____ Data lines

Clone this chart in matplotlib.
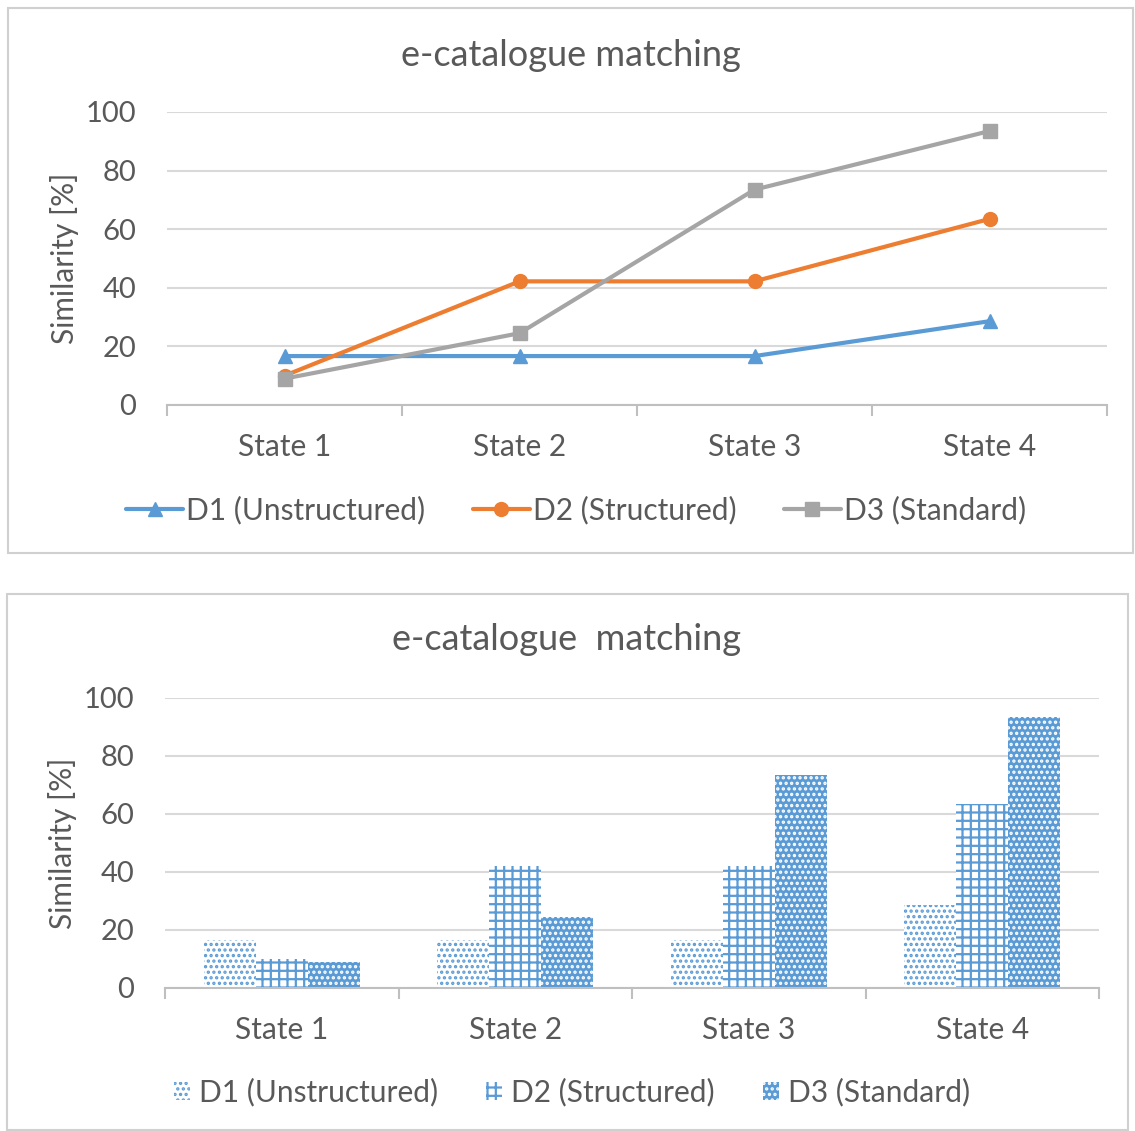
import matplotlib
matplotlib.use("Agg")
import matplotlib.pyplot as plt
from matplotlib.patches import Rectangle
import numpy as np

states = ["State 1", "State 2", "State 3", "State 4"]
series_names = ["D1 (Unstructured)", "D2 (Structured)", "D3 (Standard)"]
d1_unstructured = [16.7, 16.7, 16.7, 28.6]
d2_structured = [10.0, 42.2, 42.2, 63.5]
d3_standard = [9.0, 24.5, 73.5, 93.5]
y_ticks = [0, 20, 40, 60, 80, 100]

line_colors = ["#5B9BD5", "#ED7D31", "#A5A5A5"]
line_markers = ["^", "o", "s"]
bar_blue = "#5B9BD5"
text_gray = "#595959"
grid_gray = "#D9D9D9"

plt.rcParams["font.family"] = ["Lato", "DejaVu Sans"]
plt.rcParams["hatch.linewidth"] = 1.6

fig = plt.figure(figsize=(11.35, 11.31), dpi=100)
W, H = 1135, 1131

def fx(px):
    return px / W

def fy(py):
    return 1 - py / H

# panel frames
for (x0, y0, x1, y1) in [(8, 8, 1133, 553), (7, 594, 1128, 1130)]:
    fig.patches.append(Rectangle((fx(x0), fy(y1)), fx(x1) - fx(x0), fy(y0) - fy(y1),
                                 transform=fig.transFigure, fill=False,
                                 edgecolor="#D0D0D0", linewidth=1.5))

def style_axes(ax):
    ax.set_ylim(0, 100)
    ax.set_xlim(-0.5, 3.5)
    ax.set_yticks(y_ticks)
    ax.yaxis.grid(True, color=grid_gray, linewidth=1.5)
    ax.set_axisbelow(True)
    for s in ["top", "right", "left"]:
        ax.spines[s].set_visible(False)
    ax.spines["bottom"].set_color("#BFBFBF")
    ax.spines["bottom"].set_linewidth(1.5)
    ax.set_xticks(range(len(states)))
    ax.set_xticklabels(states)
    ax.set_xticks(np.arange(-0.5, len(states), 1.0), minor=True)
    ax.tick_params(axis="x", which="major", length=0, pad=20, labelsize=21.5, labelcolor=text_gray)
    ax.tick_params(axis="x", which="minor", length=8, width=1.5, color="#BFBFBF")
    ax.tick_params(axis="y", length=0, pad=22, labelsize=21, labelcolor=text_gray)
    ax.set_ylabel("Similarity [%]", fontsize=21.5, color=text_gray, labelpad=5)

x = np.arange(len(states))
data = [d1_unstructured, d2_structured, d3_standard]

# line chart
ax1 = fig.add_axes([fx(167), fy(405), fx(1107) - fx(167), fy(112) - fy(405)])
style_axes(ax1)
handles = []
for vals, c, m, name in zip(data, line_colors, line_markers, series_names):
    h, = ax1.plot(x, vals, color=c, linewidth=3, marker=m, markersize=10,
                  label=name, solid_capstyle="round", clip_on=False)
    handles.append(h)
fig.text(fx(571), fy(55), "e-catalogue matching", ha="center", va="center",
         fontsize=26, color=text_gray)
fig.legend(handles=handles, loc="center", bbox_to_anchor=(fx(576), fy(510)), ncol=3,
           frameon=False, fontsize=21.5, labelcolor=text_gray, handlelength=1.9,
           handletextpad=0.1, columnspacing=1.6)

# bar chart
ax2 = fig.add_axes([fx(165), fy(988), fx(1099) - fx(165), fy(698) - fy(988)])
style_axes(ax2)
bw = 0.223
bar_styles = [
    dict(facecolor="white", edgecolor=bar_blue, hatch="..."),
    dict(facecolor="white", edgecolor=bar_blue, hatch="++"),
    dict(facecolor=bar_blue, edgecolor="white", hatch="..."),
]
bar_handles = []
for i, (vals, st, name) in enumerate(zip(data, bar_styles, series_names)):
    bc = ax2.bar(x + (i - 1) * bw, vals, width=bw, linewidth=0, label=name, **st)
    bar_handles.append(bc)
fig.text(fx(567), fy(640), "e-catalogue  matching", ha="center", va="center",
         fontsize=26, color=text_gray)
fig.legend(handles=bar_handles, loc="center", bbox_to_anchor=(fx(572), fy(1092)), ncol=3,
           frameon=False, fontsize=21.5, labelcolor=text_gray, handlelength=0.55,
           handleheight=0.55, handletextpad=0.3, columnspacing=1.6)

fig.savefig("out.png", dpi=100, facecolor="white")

________

**Instruction**
Please restate the material above line by line, exactly, beginning at its first line and ending with the line that contains "import numpy as np", without any pictures.

**Full solution**
Clone this chart in matplotlib.
import matplotlib
matplotlib.use("Agg")
import matplotlib.pyplot as plt
from matplotlib.patches import Rectangle
import numpy as np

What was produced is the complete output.